On Yahoo and PRISM, and the Art of Playing Chicken

I was reading the New York Times article which reveals that a secret intelligence court threatened to fine Yahoo! $250,000 a day for failing to turn over confidential customer/user data.

Now, one can hardly fault a publicly traded company for not wanting to incur nearly $2,000,000 a week in fines. That’s a hefty chunk of change to play chicken with.

But here’s a take-away for future companies in this position: PLAY CHICKEN. YOU WILL WIN.

First, the only way the government can collect is either by seizing the cash outright (which will expand the number of people who know there’s something going on between the NSA and the company in question).

Second, if they DO, remind them that — as a publicly traded company — you’re going to have to mention this fact in the next quarter’s SEC filings.

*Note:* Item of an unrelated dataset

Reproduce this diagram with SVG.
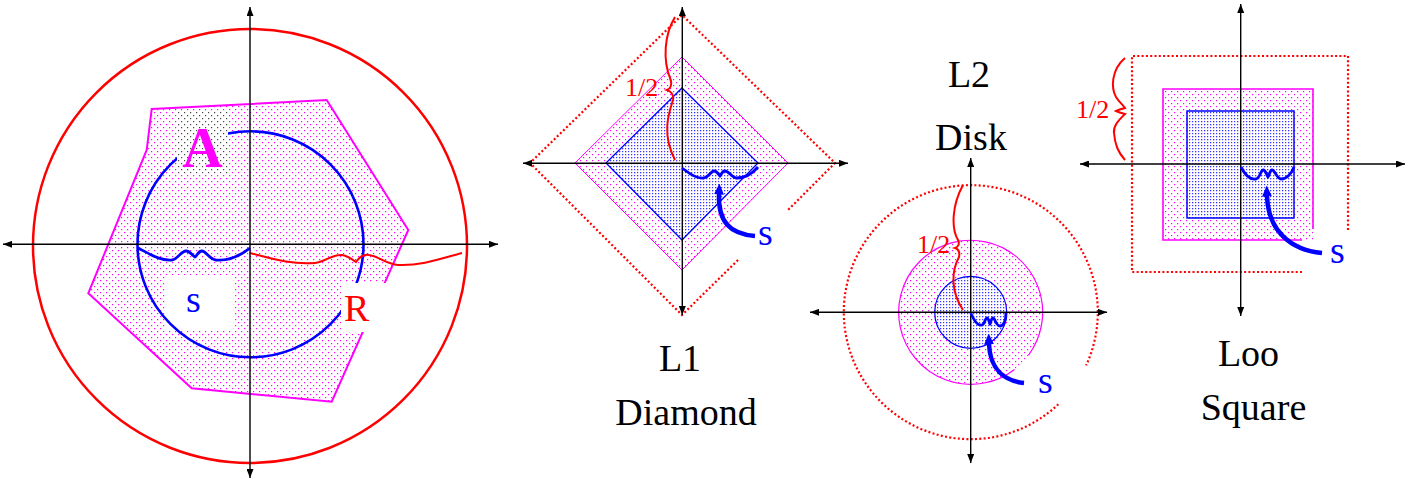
<svg xmlns="http://www.w3.org/2000/svg" width="1423" height="479" viewBox="0 0 1423 479">
<defs>
<pattern id="pm" width="6" height="6" patternUnits="userSpaceOnUse"><rect x="1" y="1" width="1.2" height="1.2" fill="#ff00ff"/><rect x="4" y="4" width="1.2" height="1.2" fill="#ff00ff"/></pattern>
<pattern id="pb" width="3" height="3" patternUnits="userSpaceOnUse"><rect x="1" y="1" width="1.2" height="1.2" fill="#2a3cff"/></pattern>
<pattern id="pk" width="6" height="6" patternUnits="userSpaceOnUse"><rect width="6" height="6" fill="#fff"/><rect x="1" y="1" width="1.2" height="1.2" fill="#444"/><rect x="4" y="4" width="1.2" height="1.2" fill="#444"/></pattern>
<marker id="ax" viewBox="0 0 9 7" refX="9" refY="3.5" markerWidth="9" markerHeight="7" markerUnits="userSpaceOnUse" orient="auto-start-reverse"><path d="M0,0 L9,3.5 L0,7 z" fill="#000"/></marker>
<marker id="ba" viewBox="0 0 11 10" refX="0.5" refY="5" markerWidth="11" markerHeight="10" markerUnits="userSpaceOnUse" orient="auto"><path d="M0,0 L11,5 L0,10 z" fill="#0000ff"/></marker>
<style>
.ax{stroke:#000;stroke-width:1.4;fill:none;marker-start:url(#ax);marker-end:url(#ax)}
.dot{stroke:#ff0000;stroke-width:2.2;stroke-dasharray:2 2.3;fill:none}
.br{stroke:#ff0000;stroke-width:2;fill:none}
.sc{stroke:#0000ff;stroke-width:2.8;fill:none}
.arr{stroke:#0000ff;stroke-width:4.5;fill:none;marker-end:url(#ba)}
.lbl{font-size:38px;fill:#000}
.s{font-size:38px;fill:#0000ff}
.h{font-size:26px;fill:#ff0000}
</style>
</defs>
<rect width="1423" height="479" fill="#fff"/>

<g id="general">
<circle cx="250" cy="246" r="217" fill="none" stroke="#ff0000" stroke-width="2.5"/>
<polygon points="151.7,109 326.7,100 408.3,230 331.7,401.7 191.7,388.3 88.3,293.3 146.7,150" fill="url(#pm)" stroke="#ff00ff" stroke-width="2"/>
<rect x="165" y="275" width="68" height="55" fill="#fff"/>
<circle cx="250.5" cy="244.3" r="113" fill="none" stroke="#0000ff" stroke-width="2.6"/>
<rect x="341" y="283" width="50" height="49" fill="#fff"/>
<rect x="177" y="111" width="51" height="62" fill="url(#pk)"/>
<path class="sc" d="M138,248 C150,254 160,261 172,260 C178,259 181,251 186,251 C190,251 193,256 195,257 C197,256 198,251 202,251 C206,251 209,259 216,260 C228,261 240,256 250,248"/>
<path d="M250,253 C270,258 290,265 315,263 C325,262 332,254 342,255 C348,256 352,259 356,262 C359,258 362,254 369,255 C378,256 386,264 398,265 C420,266 440,259 462,253" fill="none" stroke="#ff0000" stroke-width="2"/>
<path class="ax" d="M3,244.3 L498,244.3"/>
<path class="ax" d="M250,7 L250,478"/>
<text x="202.5" y="167" text-anchor="middle" font-family="Liberation Serif, Times New Roman, serif" font-size="56" font-weight="bold" fill="#ff00ff">A</text>
<text x="344" y="321" font-family="Liberation Serif, Times New Roman, serif" font-size="38" fill="#ff0000">R</text>
<text class="s" x="186" y="312" font-family="Liberation Serif, Times New Roman, serif">s</text>
</g>

<g id="diamond">
<polygon points="682,57 788,163 682,270 575,163" fill="url(#pm)" stroke="#ff00ff" stroke-width="1"/>
<polygon points="682,88 758,163 682,240 606,163" fill="url(#pb)" stroke="#0000ff" stroke-width="1.3"/>
<path class="dot" d="M738,260 L682,315 L530,163 L682,15 L835,163 L788,210"/>
<path class="ax" d="M523,163.3 L848,163.3"/>
<path class="ax" d="M682.3,7 L682.3,315"/>
<path class="br" d="M675,17 C664,35 663,60 670,78 C673,85 670,89 667,90 C670,91 674,94 673,100 C668,115 662,135 675,160"/>
<path class="sc" d="M682,168 C690,174 697,179 704,178 C709,177 711,171 714,171 C717,171 719,175 720,176 C721,175 722,171 725,171 C729,171 732,178 737,178 C745,178 752,174 758,167"/>
<text class="h" x="625" y="96" font-family="Liberation Serif, Times New Roman, serif">1/2</text>
<text class="s" x="758" y="245" font-family="Liberation Serif, Times New Roman, serif">s</text>
<text class="lbl" x="680" y="371" text-anchor="middle" font-family="Liberation Serif, Times New Roman, serif">L1</text>
<text class="lbl" x="686" y="425" text-anchor="middle" font-family="Liberation Serif, Times New Roman, serif">Diamond</text>
</g>

<g id="disk">
<circle cx="970.7" cy="312.3" r="72" fill="url(#pm)"/>
<path d="M1014.5,369.4 A72,72 0 1 1 1028.4,355.3" fill="none" stroke="#ff00ff" stroke-width="1.2"/>
<circle cx="970.7" cy="312.3" r="36" fill="url(#pb)" stroke="#0000ff" stroke-width="1.2"/>
<path class="dot" d="M1058.3,404.2 A127,127 0 1 1 1086.1,365.4"/>
<path class="ax" d="M810,312.3 L1107,312.3"/>
<path class="ax" d="M970.7,158 L970.7,463"/>
<path class="br" d="M963,185 C952,205 951,228 958,240 C960,244 958,247 955,248 C958,249 960,252 959,257 C951,272 951,292 963,310"/>
<path class="sc" d="M970.7,313 C974,320 977,326 982,325 C985,324 985,318 987,318 C989,318 989,323 990,324 C991,323 991,318 993,318 C995,318 996,326 1000,326 C1004,326 1006,320 1006,313"/>
<text class="h" x="917" y="253" font-family="Liberation Serif, Times New Roman, serif">1/2</text>
<text class="s" x="1038" y="393" font-family="Liberation Serif, Times New Roman, serif">s</text>
<text class="lbl" x="969" y="87" text-anchor="middle" font-family="Liberation Serif, Times New Roman, serif">L2</text>
<text class="lbl" x="971" y="150" text-anchor="middle" font-family="Liberation Serif, Times New Roman, serif">Disk</text>
</g>

<g id="square">
<rect x="1163" y="89" width="150" height="151" fill="url(#pm)"/>
<path d="M1302,240 L1163,240 L1163,89 L1313,89 L1313,229" fill="none" stroke="#ff00ff" stroke-width="1.6"/>
<rect x="1187" y="111" width="107" height="107" fill="url(#pb)" stroke="#0000ff" stroke-width="1.5"/>
<path class="dot" d="M1302,272 L1132,272 L1132,56 L1348,56 L1348,230"/>
<path class="ax" d="M1080,164 L1405,164"/>
<path class="ax" d="M1240.7,4 L1240.7,316"/>
<path class="br" d="M1125,58 C1111,70 1111,88 1116,97 C1119,102 1123,105 1125,108 C1121,109 1118,110 1116,111 C1118,112 1121,113 1125,114 C1120,119 1113,125 1114,133 C1115,145 1118,152 1125,160"/>
<path class="sc" d="M1241,167 C1245,175 1250,180 1256,179 C1260,178 1261,170 1263,170 C1266,170 1267,176 1268,177 C1269,176 1270,170 1272,170 C1275,170 1277,179 1281,179 C1287,179 1292,173 1294,167"/>
<text class="h" x="1076" y="118" font-family="Liberation Serif, Times New Roman, serif">1/2</text>
<text class="s" x="1330" y="263" font-family="Liberation Serif, Times New Roman, serif">s</text>
<text class="lbl" x="1248.5" y="366" text-anchor="middle" font-family="Liberation Serif, Times New Roman, serif">Loo</text>
<text class="lbl" x="1253.5" y="420" text-anchor="middle" font-family="Liberation Serif, Times New Roman, serif">Square</text>
</g>

<g id="connectors">
<path class="arr" d="M755,236 C730,234 718,222 719,194"/>
<path class="arr" d="M1024,383 C1005,381 990,370 989,344"/>
<path class="arr" d="M1322,253 C1290,250 1268,230 1267,196"/>
</g>
</svg>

That’s a material change to cash-flow that it would be a felony to conceal from shareholders, and which would show up in your next annual audit, the results of which are public information, anyway. “Of course, we won’t name you, we’ll simply say, ‘We are being fined based on court orders from an intelligence court which we can’t even confirm the existence of.'”  Let the NSA stew over how they’re going to react to the bad press on that.

Remember that the most important thing to the intelligence community is the cover of darkness. That’s one of the lessons of the Snowden disclosure. If you are willing to stand up to them, chances are, they are not going to take the chance that their bullying tactics, and the reason for those bullying tactics, will be exposed in the light of day.